Adam Silver Should be Willing to Overturn Clippers’ Owner Donald Sterling’s Lifetime Ban on 2 Conditions
But 24 hours later, I've been re-thinking whether or not the punishment was the best way to generate progress in the NBA. Does an exclusively punitive remedy move the league forward as much as another option might? Should the league and its commissioner be willing to give Donald Sterling a second chance in exchange for some concrete, measurable, and real progress?
How could the NBA do it? It could be done simply by Commissioner Adam Silver using his leverage to ensure that the next owner of the Los Angeles Clippers is either an African American investor or an African American led group.
Think about it. Only one NBA team, the Charlotte Bobcats, in a league 80% African American, is owned by an African American. That's a situation that almost everyone agrees needs to be corrected.
The question becomes how can the NBA use the Donald Sterling situation to fix this.
Well, first they can maintain their current punishment and hope that Sterling sells the team to an investment group led by an African American. Already the names of possible suitors such as Oprah Winfrey, Floyd Mayweather, and Magic Johnson have surfaced. The problem is, what if Sterling refuses to sell to a minority group out of spite? He’s got nothing to lose (and for that matter nothing to gain) at this point so why should he cooperate? He obviously doesn’t need the money. But Sterling does, presumably, need to find a way to redeem his reputation unless he wants to spend his final days as one of the most despised men in America.
And that—potential redemption—is what Adam Silver and the NBA could offer Sterling in exchange for true progress.
That outcome, increasing the greater good, could be achieved if Adam Silver and the League decided that racial advancement and increased minority ownership in the League were more important than merely banning an 80 year-old mean spirited guy in the twilight of his life.
That kind of progress could happen if Silver and the League took a step back and decided to play long-ball. If Sterling agreed to overturn Donald Sterling's lifetime based upon the following two conditions:
1. Sterling enters into an agreement to sell at least 10% of his team to a group led by African Americans.
2. Sterling provides the African American group a contractual Right of First Refusal to purchase the team either upon Sterling's death or within a ten year period.
This would, in effect, virtually guarantee that the Los Angeles Clippers next owner would be an African American. Sterling would get something he would likely want—his ban overturned and a chance at some redemption--and the NBA would get something even more important.
Sure it feels good that Sterling is banned and he will be forced to sell the team, but wouldn't the overall purpose better be served by ensuring the next owner of the Clippers is by a minority owner? Wouldn't this also be a case of poetic justice as well? That Sterling’s racist remarks were turned around and used in a way that led to more diverse ownership?
And what’s the real downside? Sterling's lifetime ban is overturned and he gets a chance to somewhat try and repair his reputation. That downside would be worth it, in my opinion.

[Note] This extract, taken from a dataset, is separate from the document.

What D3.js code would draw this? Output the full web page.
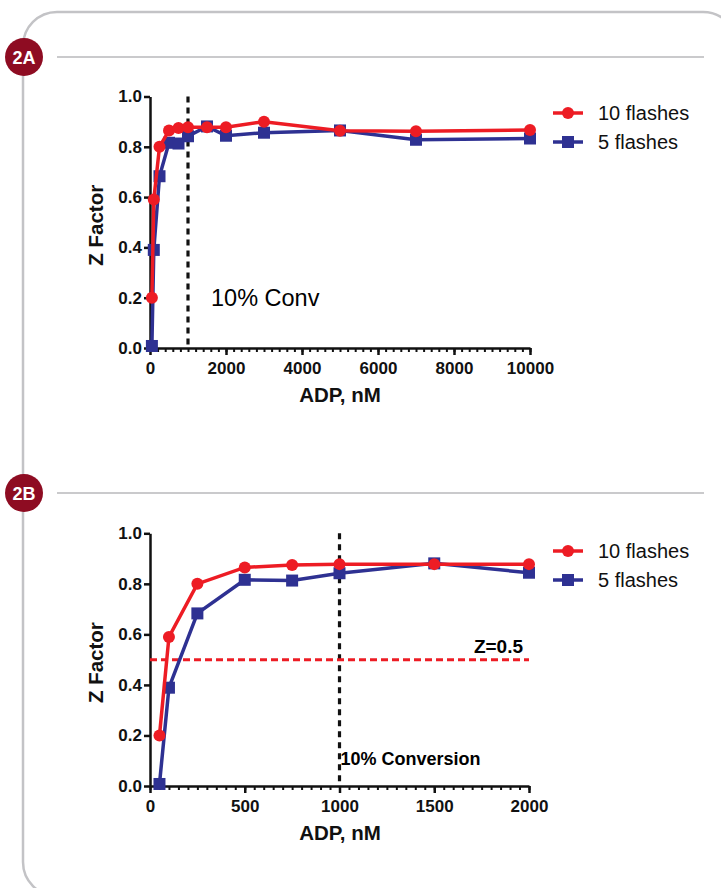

And remember, it only happens in exchange for the Right of First Refusal that meets a goal that the NBA Players’ Association want to happen—more owners of color in the NBA.
At the end of the day, Donald Sterling didn't kill anyone. He's just a racist who has a history of discrimination. He should be severely punished, but by thinking outside of the box the NBA can end up with a result that will have a positive impact long after the final buzzer sounds on Mr. Sterling’s life.
What do you think? Should Adam Silver and the NBA owners offer Donald Sterling a shot at redemption in exchange for guaranteeing the next owner of the Clippers is African American?
Ask yourself, what would be better outcome in five years time? Knowing that Donald Sterling is banned and that he was forced to sell the team or knowing that the NBA found a way to use Donald Sterling’s hurtful words to achieve something that everyone can agree is a positive outcome?
I think that if Adam Silver wants to truly achieve something for greater good of the NBA and its players, he should be willing to overturn Donald Sterling’s lifetime ban in exchange for the Right of First Refusal.
Such a scenario, if adopted by the League, would thus guarantee that this negative chapter in NBA history resulted in real progress and racial advancement.